I know you said rural, but in my area not all areas are or can be zoned for animals. So those who are looking for this type of thing are more limited than those who are just looking for a little bit of space between neighbors.

I am also guessing that there are outbuildings that go along with this. Outbuildings are highly sought after by those looking to get into farming. It would be a shame if you acquired outbuildings with the parcel and tore them down or allowed them to go to waste. Please, if there is a current farmhouse, don't tear that down to build new either.

My .02! Not trying to upset anyone These are my personal feelings because I am looking for acreage myself, with outbuildings and an old house and I can't tell you how many farms I find up here that are bought quietly off market - cheap!!! - then everything is destroyed for a couple of McMansions by people who only stick around 5-10 years (not saying you are doing that but I see it time and time again here)
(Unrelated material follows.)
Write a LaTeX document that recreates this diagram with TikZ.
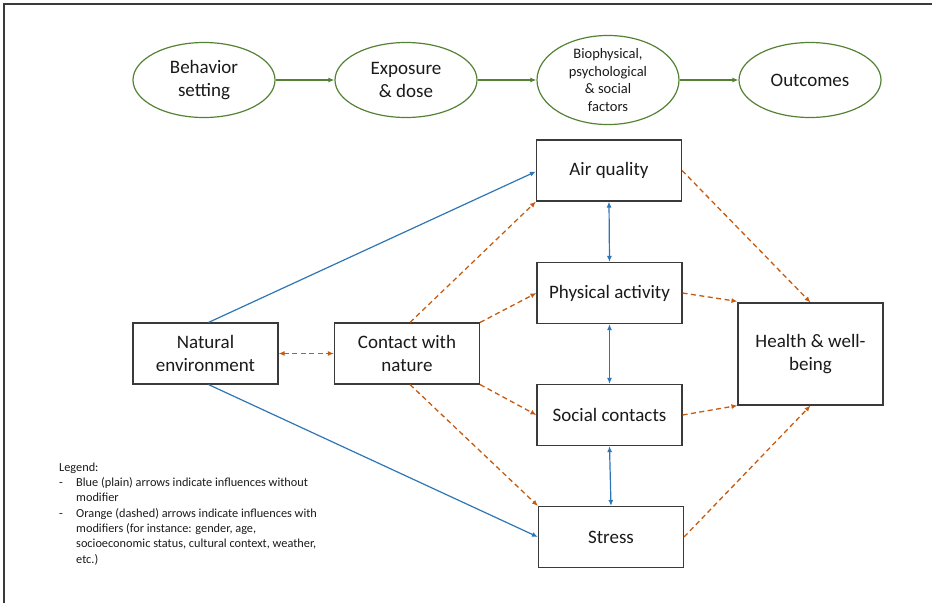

( first paragraph)..........hard to call 4.5 acres a "small farm "

When people keep selling land off for big bucks $$$$$$$$$$$and only keep 4.5 acres to be sold with the building site, there is a very good chance all buildings that can't be utilized for something other than farming, will deteriorate and be torn down.


At some point, when the acreage gets too small, farm buildings can't be utilized for farming.


4.5 acres has passed that point a few acre sales ago.